The second article, "Crosstalk-Aware Placement" by J. Lou and W. Chen, offers a peek at some of the detailed analysis necessary for a physical synthesis placer to work effectively amidst routing congestion. Lou and Chen emphasize the prediction of routing congestion using a constructive and iterative approach. Together, these articles—and indeed, the current body of work toward RTL-to-GDSII design flows—illustrate the growing trend toward integration and interdependency in EDA.
Several other technology descriptions could have potentially joined the two that we have selected. However, it appears that at this point, vendors of commercial RTL-to-GDSII EDA tools are reluctant to disclose differentiating technical details that would adequately appeal to the IEEE Design & Test audience. Of particular interest, in our opinion, are systems that aren't classical point tools per se, but instead provide utilities, metrics collection, data mining, and expert user knowledge that serve to assemble, control, evaluate, and coordinate tools from other vendors. These systems emphasize integration of the multiple data models involved and consistent handling of design components, such as libraries and performance constraints. Examples of this widely deployed, if less publicized, industrial practice include those of suppliers such as Runtime Design Automation ( http://www.rtda.com), Manhattan Routing ( http://www.mri-nyc.com/mri), ReShape ( http://www.reshape.com), and arguably Tera Systems ( http://www.terasystems.com), along with internal CAD groups and ASIC design centers ranging from Silicon Access and Cisco to Fujitsu and LSI Logic. These obviously represent only a tiny sample of the many players in the field. Google currently finds more than 7,000 links on the topic "RTL GDSII" (plus many more on "RTL-to-GDSII" and "physical synthesis"), including several links from each of the major (and most of the smaller) EDA companies.

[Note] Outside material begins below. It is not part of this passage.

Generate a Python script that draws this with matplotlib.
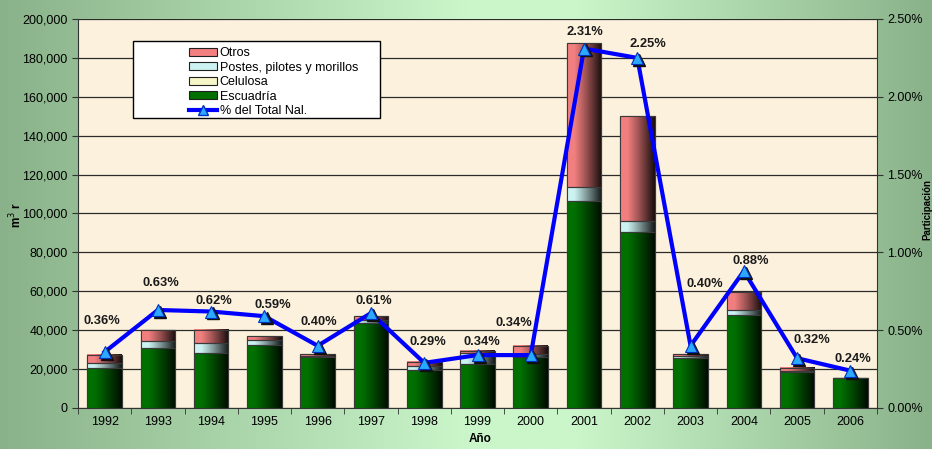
import numpy as np
import matplotlib.pyplot as plt
from matplotlib.patches import Rectangle, Patch
from matplotlib.lines import Line2D
from matplotlib.ticker import FuncFormatter

plt.rcParams['font.family'] = ['Liberation Sans', 'DejaVu Sans']

years = ['1992', '1993', '1994', '1995', '1996', '1997', '1998', '1999',
         '2000', '2001', '2002', '2003', '2004', '2005', '2006']
escuadria = [20800, 30700, 28400, 32200, 26200, 43500, 19500, 22500,
             26400, 106200, 90500, 25900, 47800, 18300, 15300]
celulosa = [0, 0, 0, 0, 0, 300, 0, 0, 0, 0, 0, 0, 0, 0, 0]
postes = [2200, 3900, 4800, 2800, 700, 1300, 2100, 5600,
          1200, 7300, 5800, 1000, 2600, 700, 0]
otros = [4400, 5500, 6900, 1800, 700, 2000, 2200, 1200,
         4300, 74000, 53800, 900, 9100, 1600, 0]
pct = [0.36, 0.63, 0.62, 0.59, 0.40, 0.61, 0.29, 0.34,
       0.34, 2.31, 2.25, 0.40, 0.88, 0.32, 0.24]

# label offsets from the point, in pixels (dx, dy up)
label_dx = [-3, 3, 3, 8, 1, 3, 4, 4, -17, 1, 11, 14, 7, 15, 3]
label_dy = [31, 27, 11, 11, 24, 12, 21, 13, 32, 17, 14, 62, 10, 18, 12]

W, H = 932, 449
fig = plt.figure(figsize=(W / 100, H / 100), dpi=100)

# green gradient background of the whole figure
xs = np.linspace(0, 1, 400)
c_dark = np.array([138, 178, 138]) / 255
c_light = np.array([202, 246, 202]) / 255
t = np.interp(xs, [0, 0.5, 0.62, 1], [0, 1, 1, 0])
bg = c_dark[None, :] * (1 - t[:, None]) + c_light[None, :] * t[:, None]
bgax = fig.add_axes([0, 0, 1, 1], zorder=-10)
bgax.imshow(bg[None, :, :], aspect='auto', extent=[0, 1, 0, 1])
bgax.axis('off')

ax = fig.add_axes([78 / W, 1 - 408 / H, (877 - 78) / W, (408 - 19) / H])
ax.set_facecolor('#fcf1dc')
ax.set_axisbelow(True)

x = np.arange(len(years))
width = 0.65
series = [
    ('Escuadría', escuadria, (0.0, 0.44, 0.0)),
    ('Celulosa', celulosa, (0.96, 0.96, 0.78)),
    ('Postes, pilotes y morillos', postes, (0.80, 0.95, 0.95)),
    ('Otros', otros, (0.95, 0.50, 0.50)),
]

bottom = np.zeros(len(years))
tt = np.linspace(0, 1, 64)
shade = 1 - 0.9 * np.clip((tt - 0.2) / 0.8, 0, 1) ** 1.1
handles = {}
for name, vals, col in series:
    bars = ax.bar(x, vals, width, bottom=bottom, color=col,
                  edgecolor='#3a3a3a', linewidth=0.8, zorder=2)
    grad = np.array(col)[None, :] * shade[:, None]
    for b in bars:
        if b.get_height() <= 0:
            continue
        ax.imshow(grad[None, :, :], aspect='auto', zorder=2.5,
                  extent=[b.get_x(), b.get_x() + b.get_width(),
                          b.get_y(), b.get_y() + b.get_height()])
        ax.add_patch(Rectangle((b.get_x(), b.get_y()), b.get_width(),
                               b.get_height(), fill=False,
                               edgecolor='#3a3a3a', linewidth=0.8, zorder=3))
    handles[name] = Patch(facecolor=col, edgecolor='#202020', linewidth=0.8)
    bottom += np.array(vals)

ax.set_xlim(-0.5, len(years) - 0.5)
ax.set_ylim(0, 200000)
ax.set_yticks(np.arange(0, 200001, 20000))
ax.yaxis.set_major_formatter(FuncFormatter(lambda v, p: f'{int(v):,}'))
ax.grid(axis='y', color='#2b2b2b', linewidth=0.9)
ax.set_xticks(x)
ax.set_xticklabels(years)
ax.set_xticks(np.arange(-0.5, len(years)), minor=True)
ax.tick_params(axis='x', which='major', length=0, labelsize=9, pad=6)
ax.tick_params(axis='x', which='minor', length=4, color='#333333')
ax.tick_params(axis='y', length=4, labelsize=9, color='#333333')
for s in ['top', 'right']:
    ax.spines[s].set_visible(False)
ax.spines['left'].set_color('#333333')
ax.spines['bottom'].set_color('#333333')

ax2 = ax.twinx()
ax2.set_ylim(0, 2.5)
ax2.set_yticks(np.arange(0, 2.51, 0.5))
ax2.yaxis.set_major_formatter(FuncFormatter(lambda v, p: f'{v:.2f}%'))
ax2.tick_params(axis='y', length=4, labelsize=9, color='#333333')
for s in ['top', 'left', 'bottom']:
    ax2.spines[s].set_visible(False)
ax2.spines['right'].set_color('#333333')

ax2.plot(x, pct, color='#0000ff', linewidth=3, zorder=4)
ax2.plot(x + 0.04, np.array(pct) - 0.012, linestyle='none', marker='^',
         markersize=8, color='#101010', zorder=4.5)
ax2.plot(x, pct, linestyle='none', marker='^', markersize=8,
         markerfacecolor='#2aa9ff', markeredgecolor='#0030c0',
         markeredgewidth=0.8, zorder=5)
for xi, p, dx, dy in zip(x, pct, label_dx, label_dy):
    ax2.annotate(f'{p:.2f}%', (xi, p), xytext=(dx * 0.72, dy * 0.72),
                 textcoords='offset points', ha='center', va='center',
                 fontsize=9.3, fontweight='bold', color='#1a1a1a', zorder=6)

fig.text(16 / W, 1 - 215 / H, 'm$^3$ r', rotation=90, ha='center',
         va='center', fontsize=8.5, fontweight='bold')
fig.text(927 / W, 1 - 210 / H, 'Participación', rotation=90, ha='center',
         va='center', fontsize=7, fontweight='bold')
fig.text(480 / W, 1 - 439 / H, 'Año', ha='center', va='center',
         fontsize=8.5, fontweight='bold')

# legend box
fig.patches.append(Rectangle((133 / W, 1 - 118 / H), 247 / W, 77 / H,
                             transform=fig.transFigure, facecolor='white',
                             edgecolor='black', linewidth=1, zorder=10))
line_h = Line2D([], [], color='#0000ff', linewidth=3, marker='^',
                markersize=7, markerfacecolor='#2aa9ff',
                markeredgecolor='#0030c0')
leg = fig.legend([handles['Otros'], handles['Postes, pilotes y morillos'],
                  handles['Celulosa'], handles['Escuadría'], line_h],
                 ['Otros', 'Postes, pilotes y morillos', 'Celulosa',
                  'Escuadría', '% del Total Nal.'],
                 loc='upper left', bbox_to_anchor=(183 / W, 1 - 41 / H),
                 frameon=False, borderpad=0, fontsize=9,
                 handlelength=2.2, handleheight=0.6, handletextpad=0.25,
                 labelspacing=0.2)
leg.set_zorder(11)

fig.savefig('out.png', dpi=100)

Although there has been tremendous theoretical and practical progress in RTL-to-GDSII chip implementation, more challenges lie ahead. Many of these are a direct consequence of the dramatic increase in electrical and physical complexities inherent in sub-90-nanometer fabrication. New nanometer-scale physical issues are piling on at an alarming rate. These include printability, manufacturing variability, thermal reliability, resistive effects, nonuniformity of permittivity in ultrathin dielectrics with conformal barrier layers, and grain size and scattering impacts on conductor resistivity.
Another set of issues comes from the designs themselves: They are orders of magnitude larger and faster than they were only a few years ago. Design teams are not growing as fast as their designs, and they are increasingly spread across different geographical regions, and even different countries. Thus, the RTL-to-GDSII flow that works for today's chips is already nearing the breaking point for 90-nm designs. Yet with each generation of chips, design teams have come to depend increasingly on this flow.
How will designers meet design implementation convergence and quality goals in the long term? The key to progress will probably depend on continued advances in the predictor technologies we discussed earlier: statistical, constructive, and assume and enforce. Of course, radically new techniques could also allow the normally disparate areas of SP&R to coordinate. As with the other aspects of the International Technology Roadmap for Semiconductors, there are some brick walls ahead (so to speak) that will necessitate continued fundamental innovations. It is an exciting time indeed.